> _DATA_:
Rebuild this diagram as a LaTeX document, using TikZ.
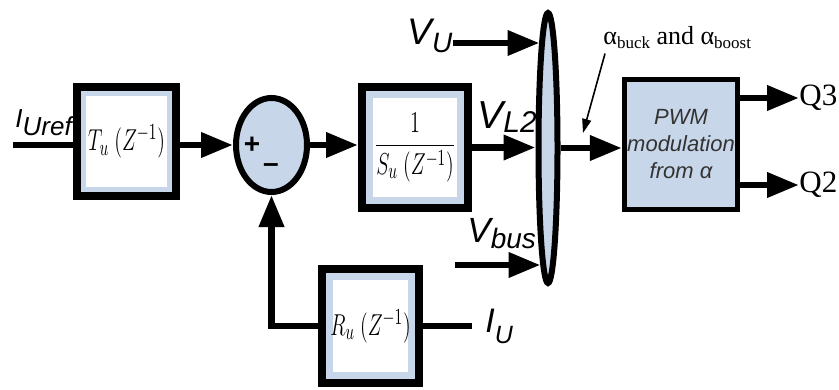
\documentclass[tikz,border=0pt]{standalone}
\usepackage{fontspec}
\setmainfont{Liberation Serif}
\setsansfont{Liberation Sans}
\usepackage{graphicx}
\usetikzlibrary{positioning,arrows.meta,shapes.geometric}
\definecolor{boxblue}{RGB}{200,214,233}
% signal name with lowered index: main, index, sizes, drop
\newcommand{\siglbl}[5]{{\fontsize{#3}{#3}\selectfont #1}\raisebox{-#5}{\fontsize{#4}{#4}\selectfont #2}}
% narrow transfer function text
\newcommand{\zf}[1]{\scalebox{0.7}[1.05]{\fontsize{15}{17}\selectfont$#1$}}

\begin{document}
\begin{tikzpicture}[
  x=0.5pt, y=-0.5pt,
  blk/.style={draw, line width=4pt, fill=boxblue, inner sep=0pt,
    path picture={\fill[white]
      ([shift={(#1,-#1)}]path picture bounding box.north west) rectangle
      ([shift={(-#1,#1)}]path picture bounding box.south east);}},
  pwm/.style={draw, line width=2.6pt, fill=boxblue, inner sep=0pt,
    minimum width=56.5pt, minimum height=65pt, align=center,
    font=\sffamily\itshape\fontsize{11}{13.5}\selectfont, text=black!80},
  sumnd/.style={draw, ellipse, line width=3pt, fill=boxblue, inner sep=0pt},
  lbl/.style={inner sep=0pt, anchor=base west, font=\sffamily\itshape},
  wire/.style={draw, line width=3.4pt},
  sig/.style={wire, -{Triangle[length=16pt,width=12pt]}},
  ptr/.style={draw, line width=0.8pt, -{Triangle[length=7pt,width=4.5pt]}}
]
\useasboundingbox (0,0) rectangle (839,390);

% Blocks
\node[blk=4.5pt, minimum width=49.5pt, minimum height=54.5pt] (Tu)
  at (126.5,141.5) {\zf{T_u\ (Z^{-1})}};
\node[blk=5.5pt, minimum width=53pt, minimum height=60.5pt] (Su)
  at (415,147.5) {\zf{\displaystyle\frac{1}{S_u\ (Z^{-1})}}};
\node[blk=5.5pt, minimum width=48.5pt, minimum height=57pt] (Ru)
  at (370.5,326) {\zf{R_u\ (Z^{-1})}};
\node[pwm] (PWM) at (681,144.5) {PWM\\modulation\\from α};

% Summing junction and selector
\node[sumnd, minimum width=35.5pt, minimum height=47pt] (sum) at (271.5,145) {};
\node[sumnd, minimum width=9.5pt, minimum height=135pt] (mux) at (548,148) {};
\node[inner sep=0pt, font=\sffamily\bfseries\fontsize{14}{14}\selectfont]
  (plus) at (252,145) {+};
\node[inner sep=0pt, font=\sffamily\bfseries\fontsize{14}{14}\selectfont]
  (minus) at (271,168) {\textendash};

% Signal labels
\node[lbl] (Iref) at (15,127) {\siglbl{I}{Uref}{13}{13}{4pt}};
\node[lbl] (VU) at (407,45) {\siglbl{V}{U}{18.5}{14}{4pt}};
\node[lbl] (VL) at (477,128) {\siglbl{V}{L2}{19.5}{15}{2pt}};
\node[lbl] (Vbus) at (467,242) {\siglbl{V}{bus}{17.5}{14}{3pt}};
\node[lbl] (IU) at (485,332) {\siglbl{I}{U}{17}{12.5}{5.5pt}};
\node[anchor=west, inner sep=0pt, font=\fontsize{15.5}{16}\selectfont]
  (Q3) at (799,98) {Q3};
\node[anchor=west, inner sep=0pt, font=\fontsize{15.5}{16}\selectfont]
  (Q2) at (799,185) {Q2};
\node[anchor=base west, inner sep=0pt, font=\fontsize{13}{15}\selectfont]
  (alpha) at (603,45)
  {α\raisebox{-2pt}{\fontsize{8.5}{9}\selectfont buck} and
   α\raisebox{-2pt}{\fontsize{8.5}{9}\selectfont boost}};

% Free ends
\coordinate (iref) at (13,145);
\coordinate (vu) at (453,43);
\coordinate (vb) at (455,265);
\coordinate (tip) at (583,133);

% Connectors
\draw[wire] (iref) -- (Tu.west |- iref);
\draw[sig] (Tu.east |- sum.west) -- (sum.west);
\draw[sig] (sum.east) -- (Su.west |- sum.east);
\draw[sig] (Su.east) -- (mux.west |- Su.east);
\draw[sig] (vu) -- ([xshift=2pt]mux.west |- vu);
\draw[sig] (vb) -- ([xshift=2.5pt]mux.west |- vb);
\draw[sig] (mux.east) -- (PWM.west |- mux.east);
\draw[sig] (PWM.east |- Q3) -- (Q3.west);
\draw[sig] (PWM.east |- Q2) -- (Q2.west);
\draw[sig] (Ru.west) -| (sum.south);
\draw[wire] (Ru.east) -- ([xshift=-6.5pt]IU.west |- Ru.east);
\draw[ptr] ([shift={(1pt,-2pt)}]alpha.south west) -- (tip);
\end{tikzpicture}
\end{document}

> _WORK TO BE COMPLETED_: Except for the pictures, reproduce every line exactly.

> _PROBLEM SOLUTION_:
Rebuild this diagram as a LaTeX document, using TikZ.
\documentclass[tikz,border=0pt]{standalone}
\usepackage{fontspec}
\setmainfont{Liberation Serif}
\setsansfont{Liberation Sans}
\usepackage{graphicx}
\usetikzlibrary{positioning,arrows.meta,shapes.geometric}
\definecolor{boxblue}{RGB}{200,214,233}
% signal name with lowered index: main, index, sizes, drop
\newcommand{\siglbl}[5]{{\fontsize{#3}{#3}\selectfont #1}\raisebox{-#5}{\fontsize{#4}{#4}\selectfont #2}}
% narrow transfer function text
\newcommand{\zf}[1]{\scalebox{0.7}[1.05]{\fontsize{15}{17}\selectfont$#1$}}

\begin{document}
\begin{tikzpicture}[
  x=0.5pt, y=-0.5pt,
  blk/.style={draw, line width=4pt, fill=boxblue, inner sep=0pt,
    path picture={\fill[white]
      ([shift={(#1,-#1)}]path picture bounding box.north west) rectangle
      ([shift={(-#1,#1)}]path picture bounding box.south east);}},
  pwm/.style={draw, line width=2.6pt, fill=boxblue, inner sep=0pt,
    minimum width=56.5pt, minimum height=65pt, align=center,
    font=\sffamily\itshape\fontsize{11}{13.5}\selectfont, text=black!80},
  sumnd/.style={draw, ellipse, line width=3pt, fill=boxblue, inner sep=0pt},
  lbl/.style={inner sep=0pt, anchor=base west, font=\sffamily\itshape},
  wire/.style={draw, line width=3.4pt},
  sig/.style={wire, -{Triangle[length=16pt,width=12pt]}},
  ptr/.style={draw, line width=0.8pt, -{Triangle[length=7pt,width=4.5pt]}}
]
\useasboundingbox (0,0) rectangle (839,390);

% Blocks
\node[blk=4.5pt, minimum width=49.5pt, minimum height=54.5pt] (Tu)
  at (126.5,141.5) {\zf{T_u\ (Z^{-1})}};
\node[blk=5.5pt, minimum width=53pt, minimum height=60.5pt] (Su)
  at (415,147.5) {\zf{\displaystyle\frac{1}{S_u\ (Z^{-1})}}};
\node[blk=5.5pt, minimum width=48.5pt, minimum height=57pt] (Ru)
  at (370.5,326) {\zf{R_u\ (Z^{-1})}};
\node[pwm] (PWM) at (681,144.5) {PWM\\modulation\\from α};

% Summing junction and selector
\node[sumnd, minimum width=35.5pt, minimum height=47pt] (sum) at (271.5,145) {};
\node[sumnd, minimum width=9.5pt, minimum height=135pt] (mux) at (548,148) {};
\node[inner sep=0pt, font=\sffamily\bfseries\fontsize{14}{14}\selectfont]
  (plus) at (252,145) {+};
\node[inner sep=0pt, font=\sffamily\bfseries\fontsize{14}{14}\selectfont]
  (minus) at (271,168) {\textendash};

% Signal labels
\node[lbl] (Iref) at (15,127) {\siglbl{I}{Uref}{13}{13}{4pt}};
\node[lbl] (VU) at (407,45) {\siglbl{V}{U}{18.5}{14}{4pt}};
\node[lbl] (VL) at (477,128) {\siglbl{V}{L2}{19.5}{15}{2pt}};
\node[lbl] (Vbus) at (467,242) {\siglbl{V}{bus}{17.5}{14}{3pt}};
\node[lbl] (IU) at (485,332) {\siglbl{I}{U}{17}{12.5}{5.5pt}};
\node[anchor=west, inner sep=0pt, font=\fontsize{15.5}{16}\selectfont]
  (Q3) at (799,98) {Q3};
\node[anchor=west, inner sep=0pt, font=\fontsize{15.5}{16}\selectfont]
  (Q2) at (799,185) {Q2};
\node[anchor=base west, inner sep=0pt, font=\fontsize{13}{15}\selectfont]
  (alpha) at (603,45)
  {α\raisebox{-2pt}{\fontsize{8.5}{9}\selectfont buck} and
   α\raisebox{-2pt}{\fontsize{8.5}{9}\selectfont boost}};

% Free ends
\coordinate (iref) at (13,145);
\coordinate (vu) at (453,43);
\coordinate (vb) at (455,265);
\coordinate (tip) at (583,133);

% Connectors
\draw[wire] (iref) -- (Tu.west |- iref);
\draw[sig] (Tu.east |- sum.west) -- (sum.west);
\draw[sig] (sum.east) -- (Su.west |- sum.east);
\draw[sig] (Su.east) -- (mux.west |- Su.east);
\draw[sig] (vu) -- ([xshift=2pt]mux.west |- vu);
\draw[sig] (vb) -- ([xshift=2.5pt]mux.west |- vb);
\draw[sig] (mux.east) -- (PWM.west |- mux.east);
\draw[sig] (PWM.east |- Q3) -- (Q3.west);
\draw[sig] (PWM.east |- Q2) -- (Q2.west);
\draw[sig] (Ru.west) -| (sum.south);
\draw[wire] (Ru.east) -- ([xshift=-6.5pt]IU.west |- Ru.east);
\draw[ptr] ([shift={(1pt,-2pt)}]alpha.south west) -- (tip);
\end{tikzpicture}
\end{document}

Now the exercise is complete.